In the Parisian setting we meet Magda, the rondine-or swallow-of the title. The cynical poet Prunier tells Magda that just like a swallow she will fly away only to return home. Magda is a kept woman who meets a nice young man from the country. When he asks to marry her, she leaves him, realizing such a marriage would ruin his life.
No bloodshed, but a lot of pathos. At La Rondine's New York premiere in 1928, with Lucrezia Bori and Beniamino Gigli, critic W.J. Henderson wrote, "It is the afternoon off of a genius."
If the story is on the slim side, the opera does have Puccini's exquisite gift for melody. The first act 'Sogno di Doreta' is unforgettable. Magda follows this up with the wonderful 'Ore dolce e divine'. The second act waltz and ensemble are usually applauded o the rafters. Henderson conceded that "The Waltz in Act II will go the rounds. The phonograph will seize it. The radio will air it. The night clubs will do strange things with it." All that came to pass. But La Rondine lacked the blood and guts of Puccini's earlier operas, and the music was considered sentimental. The Metropolitan gave La Rondine only 17 times between 1928 and 1936. The first widely available recording, with the magnificent Anna Moffo, wasn't published until 1967.

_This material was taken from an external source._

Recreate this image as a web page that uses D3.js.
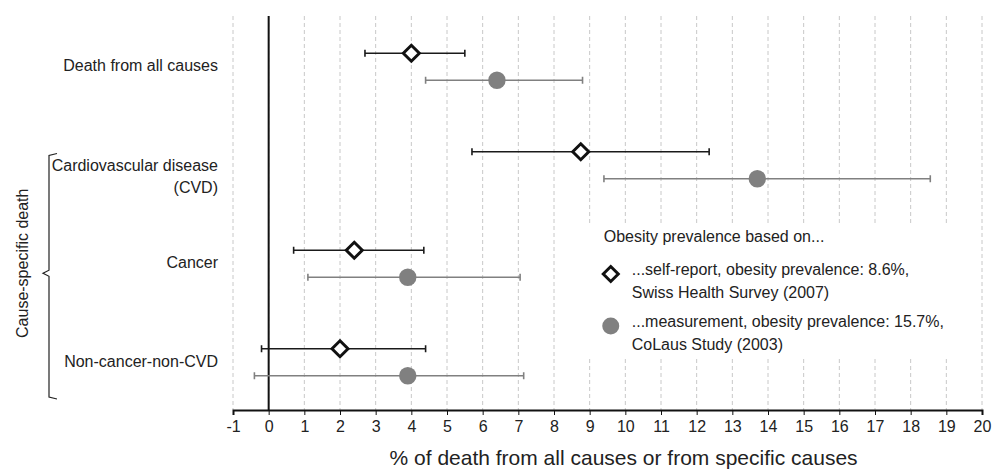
<!DOCTYPE html>
<html>
<head>
<meta charset="utf-8">
<script src="https://cdn.jsdelivr.net/npm/d3@7"></script>
<style>
  body { margin: 0; background: #fff; }
  text { font-family: "Liberation Sans", Arial, sans-serif; fill: #222; }
</style>
</head>
<body>
<div id="chart"></div>
<script>
// categories (top to bottom)
var categories = ["Death from all causes", "Cardiovascular disease (CVD)", "Cancer", "Non-cancer-non-CVD"];
var labelLines = [["Death from all causes"], ["Cardiovascular disease", "(CVD)"], ["Cancer"], ["Non-cancer-non-CVD"]];

// self-report (Swiss Health Survey) estimate and CI
var selfEst = [4.0, 8.75, 2.4, 2.0];
var selfLow = [2.7, 5.7, 0.7, -0.2];
var selfHigh = [5.5, 12.35, 4.35, 4.4];

// measurement (CoLaus) estimate and CI
var measEst = [6.4, 13.7, 3.9, 3.9];
var measLow = [4.4, 9.4, 1.1, -0.4];
var measHigh = [8.8, 18.55, 7.05, 7.15];

var xTicks = d3.range(-1, 21);
var legendTitle = "Obesity prevalence based on...";
var legendItems = [
  ["...self-report, obesity prevalence: 8.6%,", "Swiss Health Survey (2007)"],
  ["...measurement, obesity prevalence: 15.7%,", "CoLaus Study (2003)"]
];

var margin = {top: 16, left: 233, right: 21, bottom: 60};
var W = 1003, H = 470;
var width = W - margin.left - margin.right;
var height = H - margin.top - margin.bottom;

var svg = d3.select("#chart").append("svg")
    .attr("width", W)
    .attr("height", H);

var g = svg.append("g")
    .attr("transform", "translate(" + margin.left + "," + margin.top + ")");

var x = d3.scaleLinear().domain([-1, 20]).range([0, width]);
var y = d3.scaleBand().domain(categories).range([0, height]);

// dashed gridlines
g.selectAll(".grid")
    .data(xTicks)
    .enter().append("line")
    .attr("class", "grid")
    .attr("x1", d => x(d)).attr("x2", d => x(d))
    .attr("y1", 0).attr("y2", height)
    .attr("stroke", "#c8c8c8")
    .attr("stroke-width", 1)
    .attr("stroke-dasharray", "4,3");

// legend background hides the grid behind it
var lg = g.append("g").attr("transform", "translate(" + (x(8.75) - 1) + "," + (y(categories[2]) + 23) + ")");
lg.append("rect")
    .attr("x", 1).attr("y", -12)
    .attr("width", 380).attr("height", 132)
    .attr("fill", "#fff");

// zero line
g.append("line")
    .attr("x1", x(0)).attr("x2", x(0))
    .attr("y1", 0).attr("y2", height)
    .attr("stroke", "#111")
    .attr("stroke-width", 2);

// x axis
var xAxis = g.append("g")
    .attr("transform", "translate(0," + height + ")")
    .call(d3.axisBottom(x).tickValues(xTicks).tickSize(5).tickPadding(6).tickFormat(d => String(d)));
xAxis.select(".domain").attr("stroke", "#111").attr("stroke-width", 2);
xAxis.selectAll(".tick line").attr("stroke", "#111");
xAxis.selectAll(".tick text").attr("font-size", "16px").attr("fill", "#222")
    .attr("font-family", "'Liberation Sans', Arial, sans-serif");

g.append("text")
    .attr("x", x(9.95)).attr("y", height + 55)
    .attr("text-anchor", "middle")
    .attr("font-size", "21px")
    .text("% of death from all causes or from specific causes");

// category labels
var labels = g.selectAll(".cat")
    .data(categories)
    .enter().append("text")
    .attr("class", "cat")
    .attr("text-anchor", "end")
    .attr("font-size", "16px")
    .attr("transform", d => "translate(-15," + (y(d) + y.bandwidth() / 2) + ")");
labels.each(function(d, i) {
  var lines = labelLines[i];
  d3.select(this).selectAll("tspan")
    .data(lines)
    .enter().append("tspan")
    .attr("x", 0)
    .attr("y", (t, j) => j * 22 + 6 + (lines.length > 1 ? 1 : 0))
    .text(t => t);
});

// bracket for cause-specific death
var bTop = y(categories[1]) + 39, bBot = y(categories[3]) + y.bandwidth() - 11;
var bMid = y(categories[2]) + y.bandwidth() / 2 + 11;
var bx = 49 - margin.left;
g.append("path")
    .attr("d", "M" + (bx + 8) + "," + bTop + " L" + bx + "," + (bTop + 2) +
        " L" + bx + "," + (bMid - 3) + " L" + (bx - 6) + "," + bMid +
        " L" + bx + "," + (bMid + 3) +
        " L" + bx + "," + (bBot - 2) + " L" + (bx + 8) + "," + bBot)
    .attr("fill", "none")
    .attr("stroke", "#222")
    .attr("stroke-width", 1.2);
g.append("text")
    .attr("transform", "translate(" + (28 - margin.left) + "," + (bMid - 10) + ") rotate(-90)")
    .attr("text-anchor", "middle")
    .attr("font-size", "16px")
    .text("Cause-specific death");

// series
var series = [
  {est: selfEst, low: selfLow, high: selfHigh, off: -12, color: "#1a1a1a", shape: "diamond"},
  {est: measEst, low: measLow, high: measHigh, off: 15, color: "#808080", shape: "circle"}
];

series.forEach(function(s) {
  var sg = g.append("g");
  var rows = categories.map((c, i) => ({c: c, est: s.est[i], low: s.low[i], high: s.high[i]}));
  var cy = d => y(d.c) + y.bandwidth() / 2 + s.off;

  sg.selectAll(".bar").data(rows).enter().append("line")
    .attr("x1", d => x(d.low)).attr("x2", d => x(d.high))
    .attr("y1", cy).attr("y2", cy)
    .attr("stroke", s.color).attr("stroke-width", 1.6);
  ["low", "high"].forEach(function(k) {
    sg.selectAll(".cap-" + k).data(rows).enter().append("line")
      .attr("x1", d => x(d[k])).attr("x2", d => x(d[k]))
      .attr("y1", d => cy(d) - 3.5).attr("y2", d => cy(d) + 3.5)
      .attr("stroke", s.color).attr("stroke-width", 1.6);
  });

  if (s.shape === "diamond") {
    sg.selectAll(".mk").data(rows).enter().append("path")
      .attr("d", "M0,-8 L8,0 L0,8 L-8,0 Z")
      .attr("transform", d => "translate(" + x(d.est) + "," + cy(d) + ")")
      .attr("fill", "#fff").attr("stroke", "#111").attr("stroke-width", 3);
  } else {
    sg.selectAll(".mk").data(rows).enter().append("circle")
      .attr("cx", d => x(d.est)).attr("cy", cy).attr("r", 8.7)
      .attr("fill", "#808080");
  }
});

// legend
lg.append("text")
    .attr("x", 24).attr("y", 6)
    .attr("font-size", "16px")
    .text(legendTitle);
legendItems.forEach(function(lines, i) {
  var yy = 38 + i * 52;
  if (i === 0) {
    lg.append("path")
      .attr("d", "M0,-7.5 L7.5,0 L0,7.5 L-7.5,0 Z")
      .attr("transform", "translate(31," + yy + ")")
      .attr("fill", "#fff").attr("stroke", "#111").attr("stroke-width", 3);
  } else {
    lg.append("circle").attr("cx", 31).attr("cy", yy).attr("r", 8.5).attr("fill", "#808080");
  }
  lines.forEach(function(t, j) {
    lg.append("text")
      .attr("x", 52).attr("y", yy + 1 + j * 23)
      .attr("font-size", "16px")
      .text(t);
  });
});
</script>
</body>
</html>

Three recodings followed (buy the Moffo on RCA). La Rondine has been heard in Chicago, London, New York (conducted by Alessandro Siciliani at the New York City Opera) Vienna and Paris. Her recording of Doretta's aria made Leontyne Price a star. Angela Gheorghiu and Roberto Alagna have starred in Nicolas Joel's staging in London and San Francisco. These artists and this prodution return Puccini's score to the Metropolitan for the first time in over seventy years. Listen to the music. This afternoon off of a genius is a melodic score that would have defeated anyone else.